### Stated goal
Set the lines down again exactly, first line through the line that contains "10.43, 10.27, 10.03, 9.8, 9.6]", with no pictures.

### Source excerpt
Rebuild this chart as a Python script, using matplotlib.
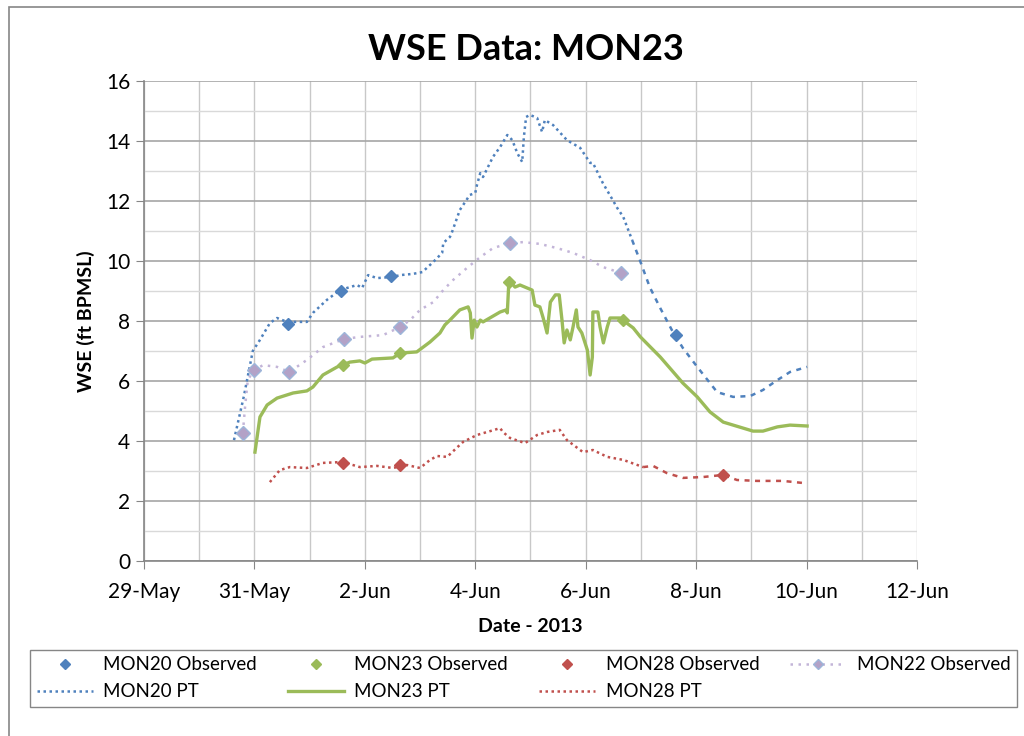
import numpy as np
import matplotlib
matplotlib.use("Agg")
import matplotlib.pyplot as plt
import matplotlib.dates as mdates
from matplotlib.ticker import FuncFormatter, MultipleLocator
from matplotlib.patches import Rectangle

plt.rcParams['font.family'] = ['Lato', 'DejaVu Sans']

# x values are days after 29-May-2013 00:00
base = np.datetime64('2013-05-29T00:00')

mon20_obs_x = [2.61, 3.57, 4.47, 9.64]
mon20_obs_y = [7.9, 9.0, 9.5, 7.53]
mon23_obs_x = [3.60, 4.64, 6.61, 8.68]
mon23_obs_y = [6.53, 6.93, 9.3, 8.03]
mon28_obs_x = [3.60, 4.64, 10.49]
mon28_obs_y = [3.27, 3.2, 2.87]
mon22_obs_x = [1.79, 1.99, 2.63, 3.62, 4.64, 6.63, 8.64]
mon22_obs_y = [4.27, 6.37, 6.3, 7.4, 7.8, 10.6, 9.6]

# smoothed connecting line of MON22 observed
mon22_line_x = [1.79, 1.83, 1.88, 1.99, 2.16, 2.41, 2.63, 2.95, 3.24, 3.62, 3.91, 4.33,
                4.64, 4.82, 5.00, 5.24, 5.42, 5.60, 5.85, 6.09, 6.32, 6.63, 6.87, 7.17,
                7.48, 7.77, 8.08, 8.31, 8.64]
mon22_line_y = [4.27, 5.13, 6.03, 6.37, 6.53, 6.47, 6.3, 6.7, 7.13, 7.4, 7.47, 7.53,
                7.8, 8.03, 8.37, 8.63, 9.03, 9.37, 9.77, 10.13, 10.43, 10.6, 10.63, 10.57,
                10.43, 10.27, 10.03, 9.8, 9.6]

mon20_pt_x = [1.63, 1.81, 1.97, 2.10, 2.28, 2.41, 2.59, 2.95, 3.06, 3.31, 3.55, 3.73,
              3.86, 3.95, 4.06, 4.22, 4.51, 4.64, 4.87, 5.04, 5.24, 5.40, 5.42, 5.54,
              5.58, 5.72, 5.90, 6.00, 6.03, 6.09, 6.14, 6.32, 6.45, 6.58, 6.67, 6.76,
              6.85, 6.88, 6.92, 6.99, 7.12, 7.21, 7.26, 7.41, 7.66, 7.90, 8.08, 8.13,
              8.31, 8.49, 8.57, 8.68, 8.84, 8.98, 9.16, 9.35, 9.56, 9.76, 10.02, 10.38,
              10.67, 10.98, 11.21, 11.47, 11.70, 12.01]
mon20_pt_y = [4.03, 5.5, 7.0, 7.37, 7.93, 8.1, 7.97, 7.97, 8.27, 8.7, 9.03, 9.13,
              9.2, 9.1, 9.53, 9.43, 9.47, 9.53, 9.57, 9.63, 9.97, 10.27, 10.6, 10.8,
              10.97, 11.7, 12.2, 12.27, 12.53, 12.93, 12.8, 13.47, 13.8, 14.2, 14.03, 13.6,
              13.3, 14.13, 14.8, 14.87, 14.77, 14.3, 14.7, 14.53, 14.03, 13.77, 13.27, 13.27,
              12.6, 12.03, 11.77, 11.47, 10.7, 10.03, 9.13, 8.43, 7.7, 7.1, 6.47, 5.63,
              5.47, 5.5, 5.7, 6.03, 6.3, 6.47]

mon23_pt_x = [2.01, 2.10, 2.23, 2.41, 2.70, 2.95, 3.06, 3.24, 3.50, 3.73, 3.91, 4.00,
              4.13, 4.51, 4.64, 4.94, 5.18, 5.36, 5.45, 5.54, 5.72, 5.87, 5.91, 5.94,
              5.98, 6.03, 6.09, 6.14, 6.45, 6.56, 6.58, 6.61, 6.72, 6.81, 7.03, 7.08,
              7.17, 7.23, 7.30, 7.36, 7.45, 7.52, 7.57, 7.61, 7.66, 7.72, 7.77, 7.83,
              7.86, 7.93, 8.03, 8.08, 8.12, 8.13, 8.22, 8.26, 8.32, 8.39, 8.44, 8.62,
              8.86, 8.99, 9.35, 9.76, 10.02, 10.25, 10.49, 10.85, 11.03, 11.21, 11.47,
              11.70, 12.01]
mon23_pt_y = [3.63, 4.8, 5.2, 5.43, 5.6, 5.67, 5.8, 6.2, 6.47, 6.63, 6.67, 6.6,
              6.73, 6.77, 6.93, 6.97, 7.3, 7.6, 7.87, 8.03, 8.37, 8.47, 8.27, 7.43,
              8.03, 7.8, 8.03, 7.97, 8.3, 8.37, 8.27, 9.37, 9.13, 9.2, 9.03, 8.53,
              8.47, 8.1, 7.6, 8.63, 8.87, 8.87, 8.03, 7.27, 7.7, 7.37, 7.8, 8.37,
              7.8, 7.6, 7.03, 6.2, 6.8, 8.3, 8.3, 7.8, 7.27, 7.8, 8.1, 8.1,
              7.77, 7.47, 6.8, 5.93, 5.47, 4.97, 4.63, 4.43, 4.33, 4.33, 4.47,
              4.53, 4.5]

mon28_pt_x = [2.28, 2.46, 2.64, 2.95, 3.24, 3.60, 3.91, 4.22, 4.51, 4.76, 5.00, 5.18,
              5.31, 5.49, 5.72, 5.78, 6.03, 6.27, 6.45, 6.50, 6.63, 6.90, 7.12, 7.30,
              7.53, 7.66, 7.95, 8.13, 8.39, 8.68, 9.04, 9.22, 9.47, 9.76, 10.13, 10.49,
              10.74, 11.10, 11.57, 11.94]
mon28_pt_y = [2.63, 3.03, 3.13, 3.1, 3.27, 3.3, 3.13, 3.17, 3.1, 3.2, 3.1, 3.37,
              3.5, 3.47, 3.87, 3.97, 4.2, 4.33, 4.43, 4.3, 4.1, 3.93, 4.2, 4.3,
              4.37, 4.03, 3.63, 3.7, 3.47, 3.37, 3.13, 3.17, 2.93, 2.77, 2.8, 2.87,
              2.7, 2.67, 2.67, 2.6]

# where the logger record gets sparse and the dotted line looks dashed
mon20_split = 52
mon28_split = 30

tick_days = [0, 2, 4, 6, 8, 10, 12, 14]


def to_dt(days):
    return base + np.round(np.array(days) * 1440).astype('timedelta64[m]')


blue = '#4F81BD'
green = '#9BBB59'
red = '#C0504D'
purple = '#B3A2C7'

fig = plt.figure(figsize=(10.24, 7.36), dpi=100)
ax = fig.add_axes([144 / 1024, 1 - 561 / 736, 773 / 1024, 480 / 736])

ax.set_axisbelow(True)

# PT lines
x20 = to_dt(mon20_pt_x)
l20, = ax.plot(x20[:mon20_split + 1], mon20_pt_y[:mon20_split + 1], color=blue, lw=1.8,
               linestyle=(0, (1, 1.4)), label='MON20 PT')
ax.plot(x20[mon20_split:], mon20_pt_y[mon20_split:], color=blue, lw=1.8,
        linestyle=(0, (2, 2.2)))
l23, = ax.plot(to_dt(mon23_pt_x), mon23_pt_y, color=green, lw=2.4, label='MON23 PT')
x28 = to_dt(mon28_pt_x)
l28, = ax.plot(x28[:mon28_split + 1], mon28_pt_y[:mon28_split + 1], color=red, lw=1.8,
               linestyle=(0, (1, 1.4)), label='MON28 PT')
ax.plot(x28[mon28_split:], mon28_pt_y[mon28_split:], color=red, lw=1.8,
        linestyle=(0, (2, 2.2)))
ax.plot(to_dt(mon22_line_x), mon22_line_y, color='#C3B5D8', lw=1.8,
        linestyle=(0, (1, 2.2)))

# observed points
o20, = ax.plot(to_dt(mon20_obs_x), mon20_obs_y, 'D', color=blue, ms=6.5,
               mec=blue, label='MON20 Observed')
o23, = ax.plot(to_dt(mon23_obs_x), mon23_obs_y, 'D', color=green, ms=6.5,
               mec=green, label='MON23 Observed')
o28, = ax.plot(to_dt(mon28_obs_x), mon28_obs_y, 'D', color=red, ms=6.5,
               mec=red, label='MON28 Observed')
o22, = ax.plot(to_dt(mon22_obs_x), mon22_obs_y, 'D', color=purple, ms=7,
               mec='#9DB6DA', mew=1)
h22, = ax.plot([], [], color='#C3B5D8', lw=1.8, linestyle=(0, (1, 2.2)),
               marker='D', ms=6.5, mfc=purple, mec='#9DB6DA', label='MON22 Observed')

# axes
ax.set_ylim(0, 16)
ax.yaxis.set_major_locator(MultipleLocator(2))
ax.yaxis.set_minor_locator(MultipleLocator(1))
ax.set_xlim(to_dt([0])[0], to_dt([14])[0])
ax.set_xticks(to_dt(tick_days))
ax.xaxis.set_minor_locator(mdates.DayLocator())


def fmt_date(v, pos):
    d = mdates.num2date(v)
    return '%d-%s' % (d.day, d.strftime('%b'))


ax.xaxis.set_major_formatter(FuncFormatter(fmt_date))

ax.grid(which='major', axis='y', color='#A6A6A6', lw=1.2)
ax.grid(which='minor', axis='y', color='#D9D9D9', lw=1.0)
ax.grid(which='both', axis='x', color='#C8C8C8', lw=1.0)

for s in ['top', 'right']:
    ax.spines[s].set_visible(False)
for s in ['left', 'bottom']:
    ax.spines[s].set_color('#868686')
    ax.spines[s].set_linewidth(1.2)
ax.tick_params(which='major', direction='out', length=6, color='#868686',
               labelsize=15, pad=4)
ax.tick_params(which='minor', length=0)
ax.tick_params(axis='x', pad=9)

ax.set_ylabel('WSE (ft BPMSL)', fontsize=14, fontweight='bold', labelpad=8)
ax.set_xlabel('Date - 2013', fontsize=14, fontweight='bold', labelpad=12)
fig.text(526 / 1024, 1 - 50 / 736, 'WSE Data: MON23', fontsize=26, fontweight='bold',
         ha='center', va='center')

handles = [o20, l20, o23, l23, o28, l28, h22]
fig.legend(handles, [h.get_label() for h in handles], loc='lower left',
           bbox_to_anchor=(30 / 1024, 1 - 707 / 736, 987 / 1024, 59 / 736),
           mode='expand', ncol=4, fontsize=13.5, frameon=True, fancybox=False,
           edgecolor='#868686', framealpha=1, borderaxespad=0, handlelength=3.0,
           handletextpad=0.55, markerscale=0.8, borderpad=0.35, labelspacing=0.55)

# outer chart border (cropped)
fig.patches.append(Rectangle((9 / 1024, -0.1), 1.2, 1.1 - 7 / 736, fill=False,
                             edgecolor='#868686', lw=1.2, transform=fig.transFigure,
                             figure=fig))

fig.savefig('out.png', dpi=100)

### Complete response
Rebuild this chart as a Python script, using matplotlib.
import numpy as np
import matplotlib
matplotlib.use("Agg")
import matplotlib.pyplot as plt
import matplotlib.dates as mdates
from matplotlib.ticker import FuncFormatter, MultipleLocator
from matplotlib.patches import Rectangle

plt.rcParams['font.family'] = ['Lato', 'DejaVu Sans']

# x values are days after 29-May-2013 00:00
base = np.datetime64('2013-05-29T00:00')

mon20_obs_x = [2.61, 3.57, 4.47, 9.64]
mon20_obs_y = [7.9, 9.0, 9.5, 7.53]
mon23_obs_x = [3.60, 4.64, 6.61, 8.68]
mon23_obs_y = [6.53, 6.93, 9.3, 8.03]
mon28_obs_x = [3.60, 4.64, 10.49]
mon28_obs_y = [3.27, 3.2, 2.87]
mon22_obs_x = [1.79, 1.99, 2.63, 3.62, 4.64, 6.63, 8.64]
mon22_obs_y = [4.27, 6.37, 6.3, 7.4, 7.8, 10.6, 9.6]

# smoothed connecting line of MON22 observed
mon22_line_x = [1.79, 1.83, 1.88, 1.99, 2.16, 2.41, 2.63, 2.95, 3.24, 3.62, 3.91, 4.33,
                4.64, 4.82, 5.00, 5.24, 5.42, 5.60, 5.85, 6.09, 6.32, 6.63, 6.87, 7.17,
                7.48, 7.77, 8.08, 8.31, 8.64]
mon22_line_y = [4.27, 5.13, 6.03, 6.37, 6.53, 6.47, 6.3, 6.7, 7.13, 7.4, 7.47, 7.53,
                7.8, 8.03, 8.37, 8.63, 9.03, 9.37, 9.77, 10.13, 10.43, 10.6, 10.63, 10.57,
                10.43, 10.27, 10.03, 9.8, 9.6]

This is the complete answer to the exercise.